Drop the images; return everything else in the listing below exactly.

* begin Information supplied *

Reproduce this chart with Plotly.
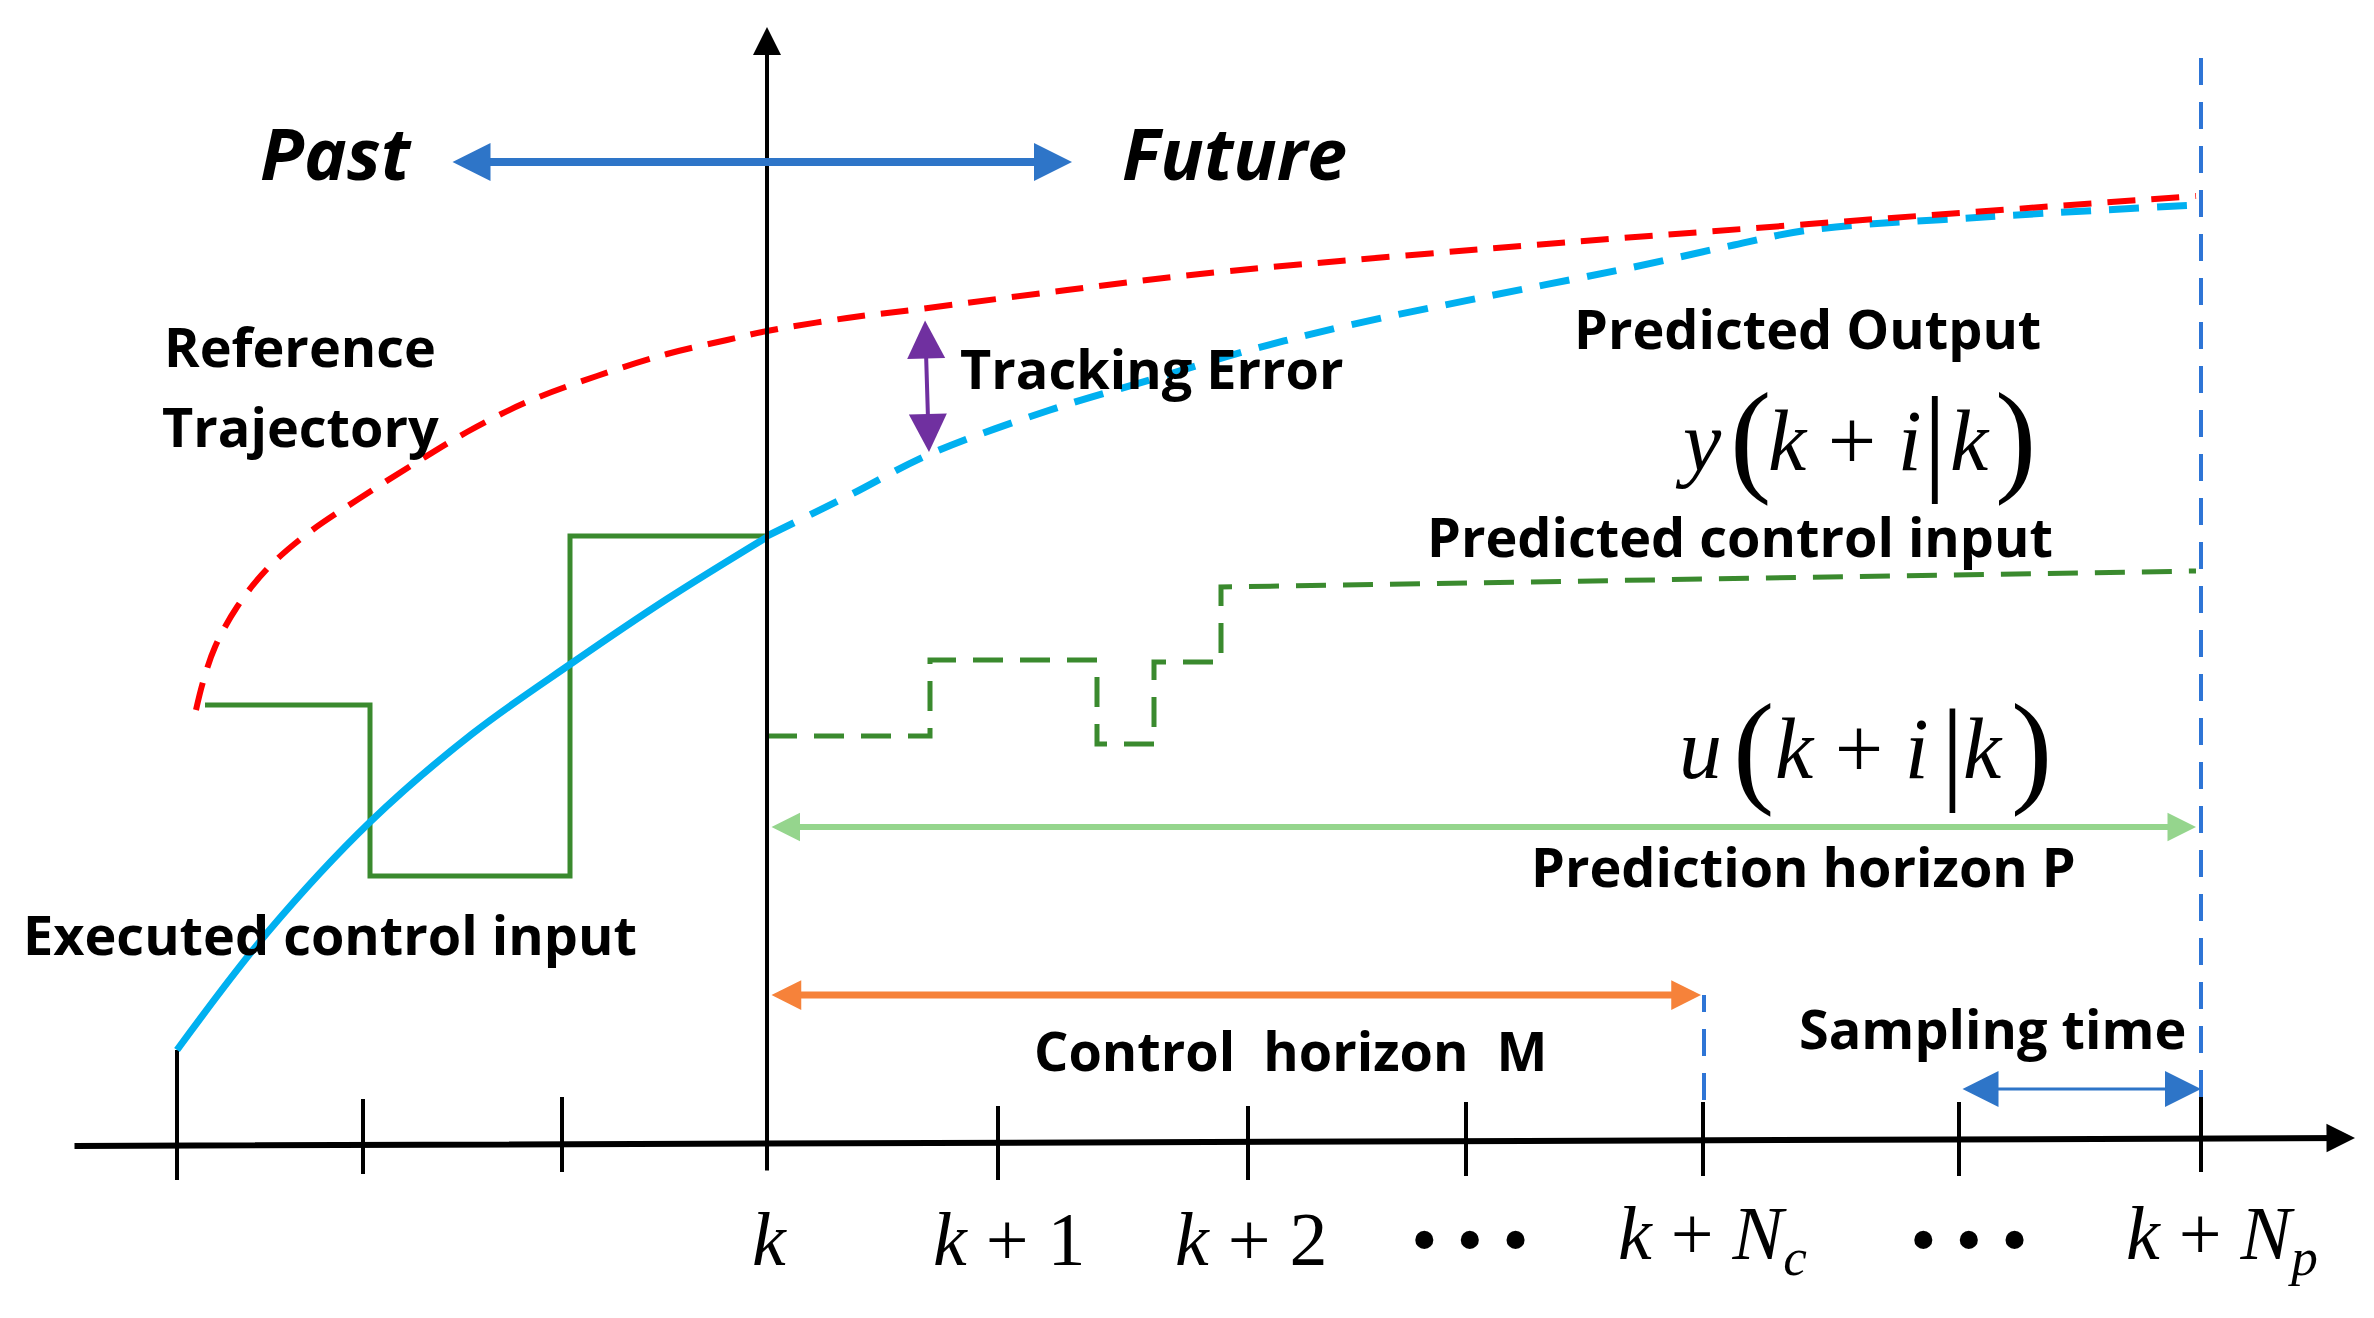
import plotly.graph_objects as go

# drawing units: k sits at t = 0, the time axis at y = 0 (1 unit = 100 px)
sample_t = [-5.90, -4.04, -2.05, 0.0, 2.31, 4.81, 6.99, 9.36, 11.92, 14.34]
tick_top = [0.92, 0.43, 0.45, 0.0, 0.36, 0.36, 0.40, 0.40, 0.40, 0.45]
tick_bot = [-0.38, -0.32, -0.30, 0.0, -0.38, -0.38, -0.34, -0.34, -0.34, -0.30]

label_t = [0.02, 2.42, 4.84, 7.03, 9.45, 12.02, 14.55]
label_text = ["<i>k</i>", "<i>k</i> + 1", "<i>k</i> + 2", "\u2022 \u2022 \u2022",
              "<i>k</i> + <i>N</i><sub><i>c</i></sub>", "\u2022 \u2022 \u2022",
              "<i>k</i> + <i>N</i><sub><i>p</i></sub>"]

# reference trajectory (red dashed)
ref_t = [-5.71, -5.64, -5.52, -5.30, -5.00, -4.60, -4.10, -3.50, -3.00, -2.40, -1.70,
         -1.00, -0.40, 0.0, 0.80, 1.53, 3.00, 4.33, 7.17, 10.42, 14.29]
ref_y = [4.32, 4.60, 4.95, 5.35, 5.73, 6.08, 6.42, 6.80, 7.10, 7.40, 7.66,
         7.88, 8.02, 8.11, 8.24, 8.33, 8.52, 8.68, 8.93, 9.18, 9.46]

# measured output (cyan solid) and predicted output (cyan dashed)
out_past_t = [-5.90, -5.00, -3.97, -2.95, -1.95, -1.00, 0.0]
out_past_y = [0.92, 2.09, 3.20, 4.08, 4.79, 5.43, 6.05]
out_pred_t = [0.0, 0.83, 1.63, 2.83, 3.83, 4.83, 5.83, 7.17, 8.67, 9.67, 10.42, 12.17, 14.29]
out_pred_y = [6.06, 6.47, 6.88, 7.32, 7.62, 7.92, 8.17, 8.45, 8.75, 8.97, 9.12, 9.25, 9.37]

# executed control input (green steps) and predicted control input (green dashed)
u_past_t = [-5.62, -3.97, -1.97, 0.0]
u_past = [4.37, 2.66, 6.06, 6.06]
u_pred_t = [0.0, 1.63, 1.63, 3.30, 3.30, 3.87, 3.87, 4.54, 4.54, 14.29]
u_pred = [4.06, 4.06, 4.82, 4.82, 3.98, 3.98, 4.80, 4.80, 5.55, 5.71]

# arrows: (tail t, tail y, head t, head y, colour, width, head size, double)
arrows = [
    (-6.94, -0.04, 15.88, 0.04, "black", 6, 0.95, False),      # time axis
    (0.0, -0.30, 0.0, 11.15, "black", 4, 1.4, False),          # vertical axis
    (-3.16, 9.80, 3.05, 9.80, "#2e75c8", 8, 0.95, True),       # past / future
    (1.58, 8.23, 1.62, 6.90, "#7030a0", 4, 1.9, True),         # tracking error
    (0.03, 3.15, 14.29, 3.15, "#95d58d", 6, 0.95, True),       # prediction horizon
    (0.03, 1.47, 9.34, 1.47, "#f6823a", 7, 0.85, True),        # control horizon
    (11.94, 0.53, 14.34, 0.53, "#2e75c8", 3, 2.4, True),       # sampling time
]

# dashed boundary lines (t, bottom, top)
bounds = [(14.34, 0.45, 10.84), (9.37, 0.42, 1.47)]

SANS = "Open Sans"
SERIF = "Liberation Serif"

# (text, t, y, size, italic)
labels = [
    ("Past", -4.31, 9.90, 72, True),
    ("Future", 4.67, 9.90, 72, True),
    ("Reference", -4.67, 7.96, 54, False),
    ("Trajectory", -4.67, 7.16, 54, False),
    ("Tracking Error", 3.84, 7.74, 54, False),
    ("Predicted Output", 10.40, 8.14, 54, False),
    ("Predicted control input", 9.73, 6.06, 54, False),
    ("Prediction horizon P", 10.36, 2.76, 54, False),
    ("Executed control input", -4.37, 2.08, 54, False),
    ("Control&nbsp; horizon&nbsp; M", 5.23, 0.92, 54, False),
    ("Sampling time", 12.25, 1.14, 54, False),
]

# y(k+i|k) and u(k+i|k) built from pieces: (text, t, y, size)
math_pieces = [
    ("<i>y</i>", 9.31, 7.01, 86), ("(", 9.83, 7.05, 124),
    ("<i>k</i> + <i>i</i>", 10.78, 7.01, 86), ("|", 11.68, 7.03, 118),
    ("<i>k</i>", 12.03, 7.01, 86), (")", 12.48, 7.05, 124),
    ("<i>u</i>", 9.33, 3.93, 86), ("(", 9.86, 3.94, 124),
    ("<i>k</i> + <i>i</i>", 10.85, 3.93, 86), ("|", 11.85, 3.92, 114),
    ("<i>k</i>", 12.16, 3.93, 86), (")", 12.64, 3.94, 124),
]

fig = go.Figure()

tx, ty = [], []
for t, a, b in zip(sample_t, tick_top, tick_bot):
    tx += [t, t, None]
    ty += [a, b, None]
fig.add_trace(go.Scatter(x=tx, y=ty, mode="lines", line=dict(color="black", width=4)))

bx, by = [], []
for t, a, b in bounds:
    bx += [t, t, None]
    by += [a, b, None]
fig.add_trace(go.Scatter(x=bx, y=by, mode="lines",
                         line=dict(color="#2e75d6", width=4, dash="27px,17px")))

fig.add_trace(go.Scatter(x=u_past_t, y=u_past, mode="lines", line_shape="hv",
                         line=dict(color="#3a8a2e", width=5)))
fig.add_trace(go.Scatter(x=u_pred_t, y=u_pred, mode="lines",
                         line=dict(color="#3a8a2e", width=5, dash="30px,17px")))
fig.add_trace(go.Scatter(x=out_past_t, y=out_past_y, mode="lines", line_shape="spline",
                         line=dict(color="#00b0f0", width=7)))
fig.add_trace(go.Scatter(x=out_pred_t, y=out_pred_y, mode="lines", line_shape="spline",
                         line=dict(color="#00b0f0", width=7, dash="30px,18px")))
fig.add_trace(go.Scatter(x=ref_t, y=ref_y, mode="lines", line_shape="spline",
                         line=dict(color="#ff0000", width=6, dash="28px,16px")))

for x0, y0, x1, y1, col, w, hs, both in arrows:
    fig.add_annotation(x=x1, y=y1, ax=x0, ay=y0, xref="x", yref="y", axref="x", ayref="y",
                       text="", showarrow=True, arrowhead=2, arrowsize=hs, arrowwidth=w,
                       arrowcolor=col, arrowside="end+start" if both else "end",
                       startarrowhead=2, startarrowsize=hs)

for txt, x, y, size, it in labels:
    fig.add_annotation(x=x, y=y, text=txt, showarrow=False, xanchor="center", yanchor="middle",
                       font=dict(family=SANS, size=size, color="black", weight="bold",
                                 style="italic" if it else "normal"))

for txt, x, y, size in math_pieces:
    fig.add_annotation(x=x, y=y, text=txt, showarrow=False, xanchor="center", yanchor="middle",
                       font=dict(family=SERIF, size=size, color="black"))

for t, txt in zip(label_t, label_text):
    fig.add_annotation(x=t, y=-0.97, text=txt, showarrow=False, xanchor="center", yanchor="middle",
                       font=dict(family=SERIF, size=76, color="black"))

# the page adds an 8 px body margin, so the figure is 8 px smaller and the ranges shifted
fig.update_layout(width=2366, height=1310, margin=dict(l=0, r=0, t=0, b=0),
                  plot_bgcolor="white", paper_bgcolor="white", showlegend=False)
fig.update_xaxes(range=[-7.59, 16.07], visible=False, fixedrange=True)
fig.update_yaxes(range=[-1.76, 11.34], visible=False, fixedrange=True)

fig.write_html("out.html")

* end Information supplied *

- [Expected answer]
Reproduce this chart with Plotly.
import plotly.graph_objects as go

# drawing units: k sits at t = 0, the time axis at y = 0 (1 unit = 100 px)
sample_t = [-5.90, -4.04, -2.05, 0.0, 2.31, 4.81, 6.99, 9.36, 11.92, 14.34]
tick_top = [0.92, 0.43, 0.45, 0.0, 0.36, 0.36, 0.40, 0.40, 0.40, 0.45]
tick_bot = [-0.38, -0.32, -0.30, 0.0, -0.38, -0.38, -0.34, -0.34, -0.34, -0.30]

label_t = [0.02, 2.42, 4.84, 7.03, 9.45, 12.02, 14.55]
label_text = ["<i>k</i>", "<i>k</i> + 1", "<i>k</i> + 2", "\u2022 \u2022 \u2022",
              "<i>k</i> + <i>N</i><sub><i>c</i></sub>", "\u2022 \u2022 \u2022",
              "<i>k</i> + <i>N</i><sub><i>p</i></sub>"]

# reference trajectory (red dashed)
ref_t = [-5.71, -5.64, -5.52, -5.30, -5.00, -4.60, -4.10, -3.50, -3.00, -2.40, -1.70,
         -1.00, -0.40, 0.0, 0.80, 1.53, 3.00, 4.33, 7.17, 10.42, 14.29]
ref_y = [4.32, 4.60, 4.95, 5.35, 5.73, 6.08, 6.42, 6.80, 7.10, 7.40, 7.66,
         7.88, 8.02, 8.11, 8.24, 8.33, 8.52, 8.68, 8.93, 9.18, 9.46]

# measured output (cyan solid) and predicted output (cyan dashed)
out_past_t = [-5.90, -5.00, -3.97, -2.95, -1.95, -1.00, 0.0]
out_past_y = [0.92, 2.09, 3.20, 4.08, 4.79, 5.43, 6.05]
out_pred_t = [0.0, 0.83, 1.63, 2.83, 3.83, 4.83, 5.83, 7.17, 8.67, 9.67, 10.42, 12.17, 14.29]
out_pred_y = [6.06, 6.47, 6.88, 7.32, 7.62, 7.92, 8.17, 8.45, 8.75, 8.97, 9.12, 9.25, 9.37]

# executed control input (green steps) and predicted control input (green dashed)
u_past_t = [-5.62, -3.97, -1.97, 0.0]
u_past = [4.37, 2.66, 6.06, 6.06]
u_pred_t = [0.0, 1.63, 1.63, 3.30, 3.30, 3.87, 3.87, 4.54, 4.54, 14.29]
u_pred = [4.06, 4.06, 4.82, 4.82, 3.98, 3.98, 4.80, 4.80, 5.55, 5.71]

# arrows: (tail t, tail y, head t, head y, colour, width, head size, double)
arrows = [
    (-6.94, -0.04, 15.88, 0.04, "black", 6, 0.95, False),      # time axis
    (0.0, -0.30, 0.0, 11.15, "black", 4, 1.4, False),          # vertical axis
    (-3.16, 9.80, 3.05, 9.80, "#2e75c8", 8, 0.95, True),       # past / future
    (1.58, 8.23, 1.62, 6.90, "#7030a0", 4, 1.9, True),         # tracking error
    (0.03, 3.15, 14.29, 3.15, "#95d58d", 6, 0.95, True),       # prediction horizon
    (0.03, 1.47, 9.34, 1.47, "#f6823a", 7, 0.85, True),        # control horizon
    (11.94, 0.53, 14.34, 0.53, "#2e75c8", 3, 2.4, True),       # sampling time
]

# dashed boundary lines (t, bottom, top)
bounds = [(14.34, 0.45, 10.84), (9.37, 0.42, 1.47)]

SANS = "Open Sans"
SERIF = "Liberation Serif"

# (text, t, y, size, italic)
labels = [
    ("Past", -4.31, 9.90, 72, True),
    ("Future", 4.67, 9.90, 72, True),
    ("Reference", -4.67, 7.96, 54, False),
    ("Trajectory", -4.67, 7.16, 54, False),
    ("Tracking Error", 3.84, 7.74, 54, False),
    ("Predicted Output", 10.40, 8.14, 54, False),
    ("Predicted control input", 9.73, 6.06, 54, False),
    ("Prediction horizon P", 10.36, 2.76, 54, False),
    ("Executed control input", -4.37, 2.08, 54, False),
    ("Control&nbsp; horizon&nbsp; M", 5.23, 0.92, 54, False),
    ("Sampling time", 12.25, 1.14, 54, False),
]

# y(k+i|k) and u(k+i|k) built from pieces: (text, t, y, size)
math_pieces = [
    ("<i>y</i>", 9.31, 7.01, 86), ("(", 9.83, 7.05, 124),
    ("<i>k</i> + <i>i</i>", 10.78, 7.01, 86), ("|", 11.68, 7.03, 118),
    ("<i>k</i>", 12.03, 7.01, 86), (")", 12.48, 7.05, 124),
    ("<i>u</i>", 9.33, 3.93, 86), ("(", 9.86, 3.94, 124),
    ("<i>k</i> + <i>i</i>", 10.85, 3.93, 86), ("|", 11.85, 3.92, 114),
    ("<i>k</i>", 12.16, 3.93, 86), (")", 12.64, 3.94, 124),
]

fig = go.Figure()

tx, ty = [], []
for t, a, b in zip(sample_t, tick_top, tick_bot):
    tx += [t, t, None]
    ty += [a, b, None]
fig.add_trace(go.Scatter(x=tx, y=ty, mode="lines", line=dict(color="black", width=4)))

bx, by = [], []
for t, a, b in bounds:
    bx += [t, t, None]
    by += [a, b, None]
fig.add_trace(go.Scatter(x=bx, y=by, mode="lines",
                         line=dict(color="#2e75d6", width=4, dash="27px,17px")))

fig.add_trace(go.Scatter(x=u_past_t, y=u_past, mode="lines", line_shape="hv",
                         line=dict(color="#3a8a2e", width=5)))
fig.add_trace(go.Scatter(x=u_pred_t, y=u_pred, mode="lines",
                         line=dict(color="#3a8a2e", width=5, dash="30px,17px")))
fig.add_trace(go.Scatter(x=out_past_t, y=out_past_y, mode="lines", line_shape="spline",
                         line=dict(color="#00b0f0", width=7)))
fig.add_trace(go.Scatter(x=out_pred_t, y=out_pred_y, mode="lines", line_shape="spline",
                         line=dict(color="#00b0f0", width=7, dash="30px,18px")))
fig.add_trace(go.Scatter(x=ref_t, y=ref_y, mode="lines", line_shape="spline",
                         line=dict(color="#ff0000", width=6, dash="28px,16px")))

for x0, y0, x1, y1, col, w, hs, both in arrows:
    fig.add_annotation(x=x1, y=y1, ax=x0, ay=y0, xref="x", yref="y", axref="x", ayref="y",
                       text="", showarrow=True, arrowhead=2, arrowsize=hs, arrowwidth=w,
                       arrowcolor=col, arrowside="end+start" if both else "end",
                       startarrowhead=2, startarrowsize=hs)

for txt, x, y, size, it in labels:
    fig.add_annotation(x=x, y=y, text=txt, showarrow=False, xanchor="center", yanchor="middle",
                       font=dict(family=SANS, size=size, color="black", weight="bold",
                                 style="italic" if it else "normal"))

for txt, x, y, size in math_pieces:
    fig.add_annotation(x=x, y=y, text=txt, showarrow=False, xanchor="center", yanchor="middle",
                       font=dict(family=SERIF, size=size, color="black"))

for t, txt in zip(label_t, label_text):
    fig.add_annotation(x=t, y=-0.97, text=txt, showarrow=False, xanchor="center", yanchor="middle",
                       font=dict(family=SERIF, size=76, color="black"))

# the page adds an 8 px body margin, so the figure is 8 px smaller and the ranges shifted
fig.update_layout(width=2366, height=1310, margin=dict(l=0, r=0, t=0, b=0),
                  plot_bgcolor="white", paper_bgcolor="white", showlegend=False)
fig.update_xaxes(range=[-7.59, 16.07], visible=False, fixedrange=True)
fig.update_yaxes(range=[-1.76, 11.34], visible=False, fixedrange=True)

fig.write_html("out.html")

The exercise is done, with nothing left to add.